Arthur Potts wants to get young Canadians voting as soon as possible. The Toronto Liberal MPP announced Monday that he plans to bring forward a bill that would lower the Ontario voting age from 18 to 16. While he won’t have time before the June 7 provincial election to introduce and debate it, Potts has vowed to bring it forth afterwards, should his district seek to reelect him.
Potts reasoned that since 16-year-olds can drive and work, they should be permitted — and expected — to participate in the decisions that govern those activities. The change would also jive better with the fact that you can become a member of a political party at the age of 14.
I believe we need to get youth more involved in the political process and doing so at age 16 will provide a mix of school structure & family engagement that ensures high registration, interest & participation. This Bill is an important 1st step. https://t.co/cKdcf0y2j9 pic.twitter.com/CPXU9SFgV7
— Arthur Potts (@apottsmpp) March 5, 2018
Lowering the voting age could have positive impacts on voter turnout as well and turn it into a life-long habit while citizens are still in high school. Teens are already required to take a civics course in school, and voting before graduation means young people can ask questions of their teachers and receive encouragement from the school to care about and vote on political issues. While still in a school environment, kids will be exposed to issues that they might not otherwise be motivated to seek out on their own after graduation.

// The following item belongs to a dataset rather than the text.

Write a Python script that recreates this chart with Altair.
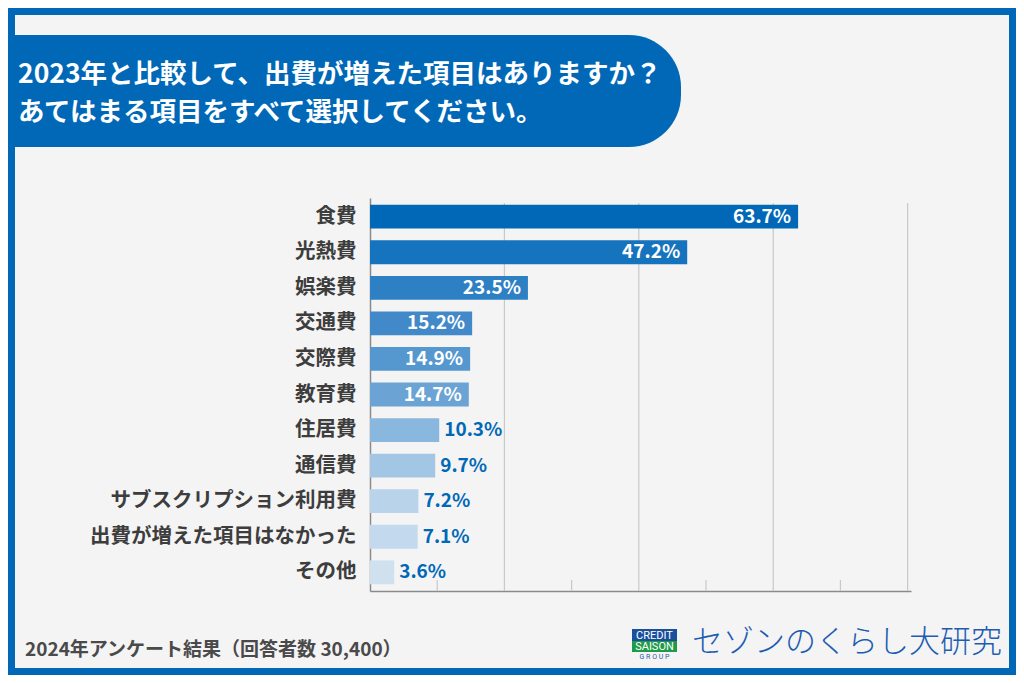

16YOs work while in school.
They make transportation choices.
They make post-secondary choices.
They make health choices.
Yet they are not allowed to participate in the process that affects these choices?
— Kevin Montgomery (@kemosite) March 5, 2018
Potts also points out that young people have the most at stake when it comes to issues like climate change. Teens will have to live in the world a whole lot longer than the grey-haired politicians who are currently making the environmental regulations that will have long-lasting implications on our world.
With the current surge of youth getting involved in politics — especially in the U.S. — Potts says he “can’t imagine a downside” when it comes to getting youth involved in the electoral process. Canada wouldn’t even be the first country to make a change to allow younger teens to vote. Argentina and Scotland lowered their federal voting ages to 16 in 2012 and 2013, respectively.
“I think they’re quite capable of making a reasoned choice for a political party,” Potts said at a news conference, “We are demanding more from our youth than we ever have before. We expect more from them and their studies. Let’s give them more responsibility to fulfill.”
No one has the best interests of the next generation at heart like the next generation.
‘Old enough to drive, ‘old enough to vote.